Essen also has roots to Michael Solomonov, as Solomonov and Essen’s creator,  Tova du Plessis have worked together before.  But the upwardly mobile trend in Jewish and Israeli cuisine covers more ground than just Philadelphia — witness the acclaim and praise heaped on The Gefilte Manifesto, a Ashkenazi cookbook published in September 2016.
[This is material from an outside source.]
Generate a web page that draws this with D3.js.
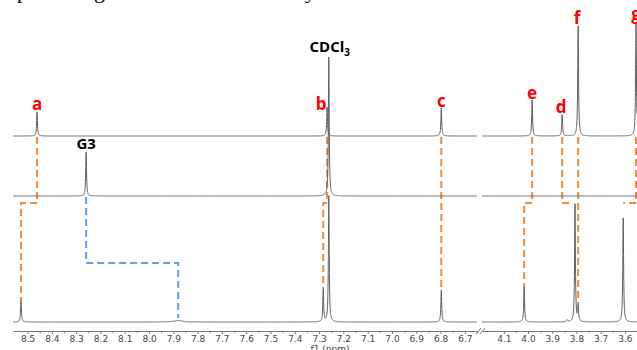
<!DOCTYPE html>
<html>
<head>
<meta charset="utf-8">
<script src="https://cdn.jsdelivr.net/npm/d3@7"></script>
<style>
  html, body { margin: 0; padding: 0; background: #fff; }
  svg { display: block; }
</style>
</head>
<body>
<svg id="chart" width="637" height="350"></svg>
<script>
// peak lists (shift in ppm, height in px units)
const topShifts  = [8.461, 7.267, 6.797, 3.983, 3.859, 3.793, 3.554];
const topHeights = [24, 29, 28, 36, 21, 110, 112];
const topNames   = ["a", "b", "c", "e", "d", "f", "g"];

const midShifts  = [8.259, 7.260];
const midHeights = [44, 139];

const botShifts  = [8.527, 7.880, 7.283, 7.260, 6.797, 4.016, 3.839, 3.806, 3.793, 3.607];
const botHeights = [22, 1.5, 32, 126, 32, 36, 2, 118, 16, 104];
const botWidths  = [0.002, 0.02, 0.002, 0.002, 0.002, 0.002, 0.003, 0.002, 0.002, 0.002];

const leftTicks  = [8.5, 8.4, 8.3, 8.2, 8.1, 8.0, 7.9, 7.8, 7.7, 7.6, 7.5, 7.4, 7.3, 7.2, 7.1, 7.0, 6.9, 6.8, 6.7];
const rightTicks = [4.1, 4.0, 3.9, 3.8, 3.7, 3.6];

// orange guides: top-trace peak -> bottom-trace peak (stop = no final drop)
const linkFrom = [8.461, 7.267, 6.797, 3.983, 3.859, 3.793, 3.554];
const linkTo   = [8.527, 7.283, 6.797, 4.016, 3.826, 3.793, 3.607];
const linkStop = [false, false, false, false, true, false, true];

const svg = d3.select("#chart");

const xL = d3.scaleLinear().domain([8.56, 6.65]).range([13, 477]);
const xR = d3.scaleLinear().domain([4.19, 3.55]).range([482, 637]);
const xOf = p => p > 5 ? xL(p) : xR(p);
const hy = d3.scaleLinear().domain([0, 100]).range([0, 100]);

const base = {top: 136, mid: 196, bot: 322};
const axisY = 331;
const jogY = 203;

// caption line above the figure, only its descenders show
svg.append("g")
  .style("font-family", "Liberation Serif")
  .style("font-size", "22px")
  .selectAll("text")
  .data([["p", 17], ["g", 94], ["y", 305]])
  .enter().append("text")
  .attr("x", d => d[1]).attr("y", -2)
  .text(d => d[0]);

function spectrum(ppm, shifts, heights, widths) {
  let s = 0;
  shifts.forEach((c, i) => {
    const w = widths ? widths[i] : 0.002;
    const d = (ppm - c) / w;
    s += heights[i] / (1 + d * d);
  });
  return s;
}

const line = d3.line().x(d => d[0]).y(d => d[1]);

function drawTrace(y0, shifts, heights, widths) {
  [xL, xR].forEach(sc => {
    const [hi, lo] = sc.domain();
    const pts = d3.range(hi, lo, -0.0005).concat(shifts.filter(s => s <= hi && s >= lo));
    pts.sort((a, b) => b - a);
    svg.append("path")
      .attr("d", line(pts.map(p => [sc(p), y0 - hy(spectrum(p, shifts, heights, widths))])))
      .attr("fill", "none")
      .attr("stroke", "#5f5f5f")
      .attr("stroke-width", 1);
  });
}

// dashed guides first, traces on top
const guides = svg.append("g").attr("fill", "none").attr("stroke-width", 2).attr("stroke-dasharray", "7,4");
linkFrom.forEach((f, i) => {
  const x1 = xOf(f), x2 = xOf(linkTo[i]);
  const end = base.bot - hy(spectrum(linkTo[i], botShifts, botHeights, botWidths));
  const pts = [[x1, base.top + 1], [x1, jogY], [x2, jogY]];
  if (!linkStop[i]) pts.push([x2, end]);
  if (x1 === x2) pts.splice(1, 2);
  guides.append("path").attr("d", d3.line()(pts)).attr("stroke", "#f28a3c");
});
// blue guide: G3 -> its shifted signal
guides.append("path")
  .attr("d", d3.line()([
    [xOf(midShifts[0]), base.mid + 1], [xOf(midShifts[0]), 263],
    [xOf(botShifts[1]), 263], [xOf(botShifts[1]), base.bot - 4]]))
  .attr("stroke", "#5fa2de");

drawTrace(base.top, topShifts, topHeights);
drawTrace(base.mid, midShifts, midHeights);
drawTrace(base.bot, botShifts, botHeights, botWidths);

// peak labels
const labelOff = {a: [0, -2], b: [-6, 3], c: [0, -1], e: [0, -1], d: [-1, -2], f: [-1, -2], g: [0, -4]};
svg.append("g")
  .style("font-family", "Open Sans").style("font-weight", "bold").style("font-size", "17px")
  .attr("fill", "#ff0000").attr("text-anchor", "middle")
  .selectAll("text").data(topNames).enter().append("text")
  .attr("x", (d, i) => xOf(topShifts[i]) + labelOff[d][0])
  .attr("y", (d, i) => base.top - hy(topHeights[i]) + labelOff[d][1])
  .text(d => d);

const solvent = svg.append("text")
  .attr("x", xOf(midShifts[1]) + 1).attr("y", base.mid - hy(midHeights[1]) - 5)
  .attr("text-anchor", "middle")
  .style("font-family", "Open Sans").style("font-weight", "bold").style("font-size", "15px");
solvent.append("tspan").text("CDCl");
solvent.append("tspan").attr("dy", 4).style("font-size", "10px").text("3");

const g3 = svg.append("text")
  .attr("x", xOf(midShifts[0])).attr("y", base.mid - hy(midHeights[0]) - 3)
  .attr("text-anchor", "middle")
  .style("font-family", "Open Sans").style("font-weight", "bold").style("font-size", "15px");
g3.append("tspan").text("G3");

// broken ppm axis
function minors(ticks) {
  const m = ticks.map(t => +(t - 0.05).toFixed(2));
  return m;
}
[[xL, leftTicks], [xR, rightTicks]].forEach(([sc, ticks]) => {
  const ax = svg.append("g").attr("transform", `translate(0,${axisY})`)
    .call(d3.axisBottom(sc).tickValues(ticks).tickFormat(d3.format(".1f")).tickSize(3).tickSizeOuter(0).tickPadding(2));
  ax.append("g").call(d3.axisBottom(sc).tickValues(minors(ticks).filter(t => t >= sc.domain()[1]))
    .tickFormat("").tickSize(2).tickSizeOuter(0))
    .select(".domain").remove();
  ax.selectAll("path, line").attr("stroke", "#777");
  ax.selectAll("text").attr("fill", "#444").style("font-family", "DejaVu Sans").style("font-size", "9px");
});
svg.append("path")
  .attr("d", "M476,334L481,328M480,334L485,328")
  .attr("stroke", "#777").attr("fill", "none");

svg.append("text")
  .attr("x", 330).attr("y", 352).attr("text-anchor", "middle")
  .attr("fill", "#444").style("font-family", "DejaVu Sans").style("font-size", "9px")
  .text("f1 (ppm)");
</script>
</body>
</html>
In an interview with NPR’s ,The Salt, Liz Alpern and Jeffrey Yoskowitz, the book’s coauthors explained that their inspiration was a desire to preserve the food of their histories and childhoods, only to update it. Just like cinnamon hazelnut babka (Babka is traditionally chocolate or cinnamon). The Gefilte Manifesto isn’t the only recent cookbook, with Leah Koenig’s Modern Jewish Cooking  in 2015 and Uri Scheft’s Breaking Breads: A New World of Israeli Baking and Ana Sortun’s Soframiz in 2016. Jewish food, not just the easy-to-love Mediterranean influenced favorites like hummus, but dense Eastern European dishes such as matzo balls, and gefilte fish, borscht, are becoming fine dining.

Expect chocolate sesame paste instead of Nutella. Expect chocolate coated halva candy bars. Get ready for preserved lemon and harissa, fattoush, halloumi, cholent, labneh, tzimmes and kreplach. Expect to eat gefilte fish and like it. Expect more Jewish food, and be happy, it’s delicious.